Can You Hear the American Beat?


The Beat : Walking Out On Love


In the fall of 1979, The Beat released its self-titled debut album on CBS Records. It has since been lauded as one of the great power pop albums of all time thanks to songs like "Walking Out on Love". Touring to support a major label release (produced by Bruce Botnick who worked on Love's Forever Changes and The Doors' L.A. Woman) was the highlight of the band's career:

"Well the first tours with The Beat where pretty great," Collins tells punkglobe.com. "We were on a major label with big time management so we felt like rock stars pretty much all the time. We did a great tour with Ian Gomm and then we did a tour with The Jam! After that, we toured Europe and played shows with The Police, The Specials and too many other bands to remember but it was a blast!"


Collins' power-pop roots go deep. He was the drummer in The Nerves with Peter Case and Jack Lee, who wrote the Blondie hit "Hanging On The Telephone" for the trio's 1976 EP.  For his new band, Collins grabbed some of his Nerves tunes, handed the drumsticks to Michael Ruiz and played rhythm guitar and sang.

"We're just four guys playing music,"  Collins says in the 1979 press release for the album.  "No trickery, no bullshit, just rock 'n roll. It's a whole new ball game now. All of a sudden, people who had their fingers on the pulse of what was going on - no longer do. All of a sudden, groups that were the definition of the times - no longer are... It's a big toss-up. What we're doing is no big deal to us, we're doing what comes to us naturally, the difference is that we're not trying to be the stuff that's going on now. We think we are what should be now."


The Beat's debut is full of gorgeous pop melodies. "You Won't Be Happy" is just one among a handful of pure ear worms on the album.  The critics were about to be inundated with new wave bands, but this one still stood out. Robert Christgau gave the album a B,  writing 

 In which the Ramones clean up their act and/or the Knack stop smirking. Very nice boys, very intense, twelve songs in half an hour, never stop, drive all over the place, aren't coming home tonight, wanna find a rock and roll girl, don't fit in (but will).



Trouser Press says :

The Beat (issued prior to the name conflict with the English Beat) is simple, satisfying power pop, all meat and no filler. If anything, though, it's a little too no-frills, with unimaginative production; the lack of idiosyncrasy and variation gives it a monotonous feel.

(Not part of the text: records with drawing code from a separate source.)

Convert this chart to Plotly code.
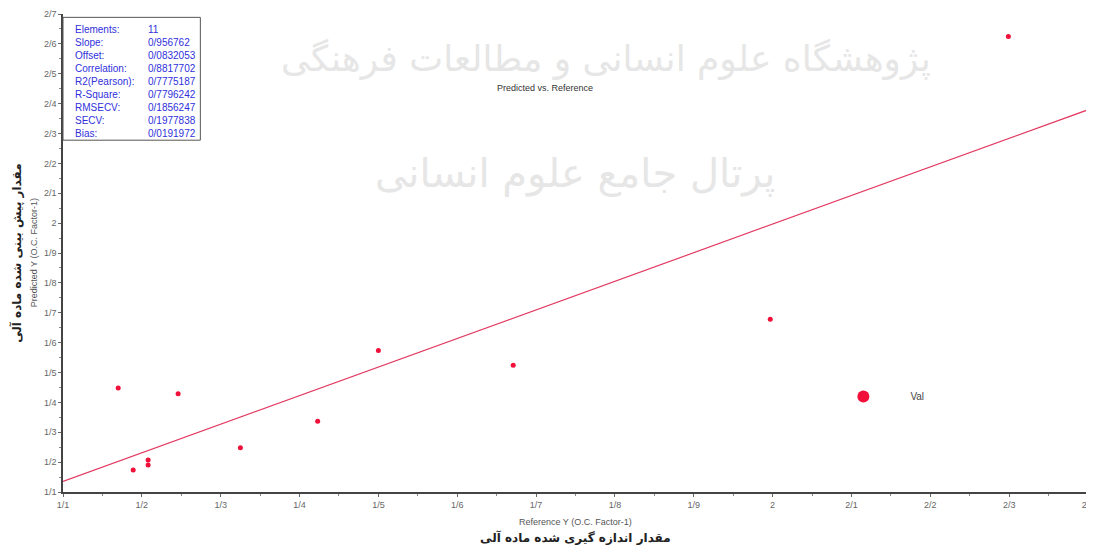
import plotly.graph_objects as go

# ---- data ----
ref_x = [1.17, 1.189, 1.208, 1.208, 1.246, 1.325, 1.423, 1.500, 1.671, 1.997, 2.299]
pred_y = [1.448, 1.174, 1.207, 1.190, 1.429, 1.248, 1.337, 1.574, 1.524, 1.678, 2.625]

slope = 0.956762
offset = 0.0832053
line_x = [1.1, 2.4]

stat_names = ["Elements:", "Slope:", "Offset:", "Correlation:", "R2(Pearson):",
              "R-Square:", "RMSECV:", "SECV:", "Bias:"]
stat_values = ["11", "0/956762", "0/0832053", "0/8817702", "0/7775187",
               "0/7796242", "0/1856247", "0/1977838", "0/0191972"]

x_tickvals = [1.1, 1.2, 1.3, 1.4, 1.5, 1.6, 1.7, 1.8, 1.9, 2.0, 2.1, 2.2, 2.3, 2.4]
x_ticktext = ["1/1", "1/2", "1/3", "1/4", "1/5", "1/6", "1/7", "1/8", "1/9", "2",
              "2/1", "2/2", "2/3", "2/4"]
y_tickvals = [1.1, 1.2, 1.3, 1.4, 1.5, 1.6, 1.7, 1.8, 1.9, 2.0, 2.1, 2.2, 2.3,
              2.4, 2.5, 2.6, 2.7]
y_ticktext = ["1/1", "1/2", "1/3", "1/4", "1/5", "1/6", "1/7", "1/8", "1/9", "2",
              "2/1", "2/2", "2/3", "2/4", "2/5", "2/6", "2/7"]

line_y = [slope * v + offset for v in line_x]

fig = go.Figure()
fig.add_trace(go.Scatter(x=line_x, y=line_y, mode="lines",
                         line=dict(color="#e23a62", width=1.2),
                         showlegend=False, hoverinfo="skip"))
fig.add_trace(go.Scatter(x=ref_x, y=pred_y, mode="markers", name="Val",
                         marker=dict(color="#f0103a", size=5)))

font_main = "Liberation Sans, Arial, sans-serif"
fig.update_layout(
    width=1094, height=540,
    margin=dict(l=55, r=14, t=6, b=56, autoexpand=False),
    paper_bgcolor="white", plot_bgcolor="white",
    font=dict(family=font_main, size=9, color="#555555"),
    legend=dict(x=0.735, y=0.2, xanchor="left", yanchor="middle",
                bgcolor="rgba(0,0,0,0)", font=dict(size=10, color="#444"),
                itemsizing="constant", itemwidth=84),
    showlegend=True,
)
fig.update_xaxes(range=[1.1, 2.4], tickvals=x_tickvals, ticktext=x_ticktext,
                 automargin=False, ticklabeloverflow="allow",
                 showgrid=False, zeroline=False, showline=True,
                 linecolor="#444444", linewidth=1.5, ticks="outside",
                 ticklen=3, tickcolor="#666666",
                 minor=dict(dtick=0.05, ticks="outside", ticklen=2, tickcolor="#888888"),
                 tickfont=dict(size=9, color="#666666"))
fig.update_yaxes(range=[1.1, 2.7], tickvals=y_tickvals, ticktext=y_ticktext,
                 automargin=False, ticklabeloverflow="allow",
                 showgrid=False, zeroline=False, showline=True,
                 linecolor="#444444", linewidth=1.5, ticks="outside",
                 ticklen=3, tickcolor="#666666",
                 minor=dict(dtick=0.05, ticks="outside", ticklen=2, tickcolor="#888888"),
                 tickfont=dict(size=9, color="#666666"))

# watermark
fig.add_annotation(xref="paper", yref="paper", x=0.53, y=0.955,
                   text="پژوهشگاه علوم انسانی و مطالعات فرهنگی", showarrow=False,
                   font=dict(family="DejaVu Sans", size=36, color="#e6e6e6"))
fig.add_annotation(xref="paper", yref="paper", x=0.50, y=0.72,
                   text="پرتال جامع علوم انسانی", showarrow=False,
                   font=dict(family="DejaVu Sans", size=40, color="#e6e6e6"))

# title
fig.add_annotation(xref="paper", yref="paper", x=0.47, y=0.86,
                   text="Predicted vs. Reference", showarrow=False,
                   font=dict(family=font_main, size=9, color="#333333"))

# stats box
fig.add_shape(type="rect", xref="paper", yref="paper", x0=0, x1=0.134,
              y0=0.736, y1=0.993, line=dict(color="#555555", width=1),
              fillcolor="rgba(255,255,255,0)")
fig.add_annotation(xref="paper", yref="paper", x=0.010, y=0.984,
                   xanchor="left", yanchor="top", align="left",
                   text="<br>".join(stat_names), showarrow=False,
                   font=dict(family=font_main, size=10, color="#3030dc"))
fig.add_annotation(xref="paper", yref="paper", x=0.081, y=0.984,
                   xanchor="left", yanchor="top", align="left",
                   text="<br>".join(stat_values), showarrow=False,
                   font=dict(family=font_main, size=10, color="#3030dc"))

# axis titles
fig.add_annotation(xref="paper", yref="paper", x=0.5, y=-0.048,
                   yanchor="top", text="Reference Y (O.C. Factor-1)", showarrow=False,
                   font=dict(family=font_main, size=9, color="#555555"))
fig.add_annotation(xref="paper", yref="paper", x=0.5, y=-0.076,
                   yanchor="top", text="<b>مقدار اندازه گیری شده ماده آلی</b>", showarrow=False,
                   font=dict(family="DejaVu Sans", size=12, color="#222222"))
fig.add_annotation(xref="paper", yref="paper", x=-0.028, y=0.5,
                   xanchor="center", text="Predicted Y (O.C. Factor-1)", showarrow=False,
                   textangle=-90, font=dict(family=font_main, size=9, color="#555555"))
fig.add_annotation(xref="paper", yref="paper", x=-0.046, y=0.5,
                   xanchor="center", text="<b>مقدار پیش بینی شده ماده آلی</b>", showarrow=False,
                   textangle=-90, font=dict(family="DejaVu Sans", size=12, color="#222222"))

fig.write_html("out.html")
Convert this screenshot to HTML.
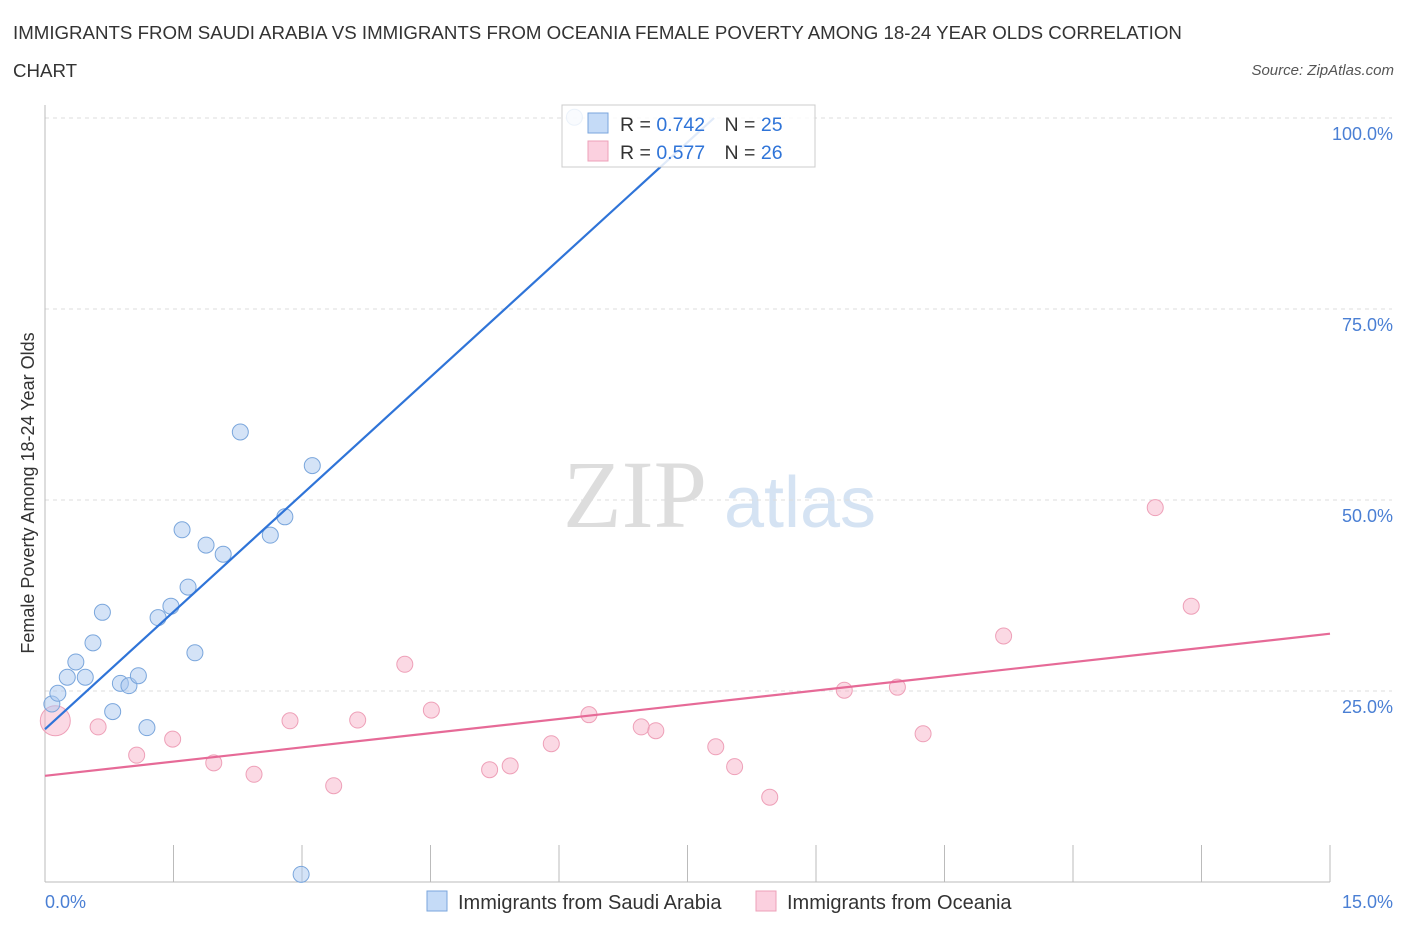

David Hepworth of Smash Hits waited until the Spring of 1980 to write:

Another example of the beat band renaissance going on in America in the wake of recent successes of bands like The Knack and Tom Petty and the Heartbreakers. While this is neither as calculated as the former nor as seductive as the latter, it is very well put together, light and elegant, and features what must be a hit single in "Don't Wait Up For Me". (6/10)


The Beat would become Paul Collins' Beat to avoid confusion with The English Beat and record a second album before going on a musical journey involving multiple sidemen and near misses. Collins has a busy website where he is heralded as The King Of Power Pop.